Подобное «сожительство» в одной концептуальной рамке философских и историософских размышлений о русском народе и о России, чисто философских и религиознофилософских, почти публицистических вопрошаний и заключений этического плана, связанных с русской социальностью, и исследований чисто филологического и исторического характера было особенно характерно для работ, посвящённых Ф. М. Достоевскому. В высшей степени напряжённая суггестивность самого материала в разных его планах, будь то личная биография Достоевского, весь комплекс его отношений с другими писателями («литературный быт», по формалистам), его политические взгляды и политическая деятельность, как писателя и как общественного деятеля, его отношение к религии, культуре, к другим культурам и нациям, или его литературный стиль, композиция его произведений и их сюжеты, заставляла всех, кто занимался Достоевским, в такой же степени суггестивно моделировать свои исследования, их подходы и выводы. В достоевсковедении совершенно органично сливаются в единое целое религиозные искания и открытия формальной структуры.

Первым и самым значительным памятником такого «сожительства» стал уже упомянутый нами выше сборник «Ф. М. Достоевский. Статьи и материалы» под редакцией А. С. Долинина. Этот двухтомник стоит в самом начале крестного пути русского литературоведения послереволюционного периода. Он же, во многом, знаменует собой и всю его перспективу.

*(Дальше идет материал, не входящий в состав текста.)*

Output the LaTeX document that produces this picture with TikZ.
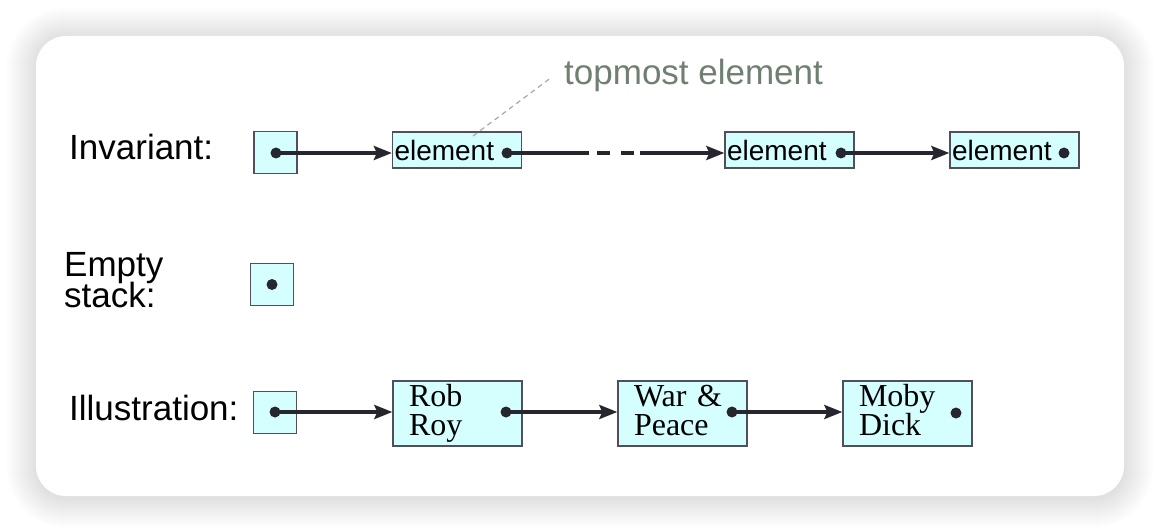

Будучи задуман ещё в то время, когда вовсю бушевала гражданская война, исход которой хотя и был в целом ясен каждому здравомыслящему человеку, но всё же ещё не был ни «подписан и запечатан», ни духовно и душевно взвешен и обдуман, этот сборник вмещает в себя размышления о реально свершающейся кровавой трагедии России — применительно к сюжетам и образам Достоевского. Пишут об этом русские философы, которые либо уже насильственно выдворены режимом из России под угрозой смерти (Н. О. Лосский «О природе сатанинской (по Достоевскому)», Л. П. Карсавин «Достоевский и католичество»), либо стоят на пороге крестного пути преследований, одиночества, голода и, в конце концов, гибели, как С. А. Аскольдов («Религиозно-этическое значение Достоевского»). Так великий писатель приходит на помощь своим читателям, которые благодаря его духовным усилиям получают возможность осознать своё время и выразить это осознание, которое иначе либо невыразимо, либо лежит вне допущенных режимом рамок.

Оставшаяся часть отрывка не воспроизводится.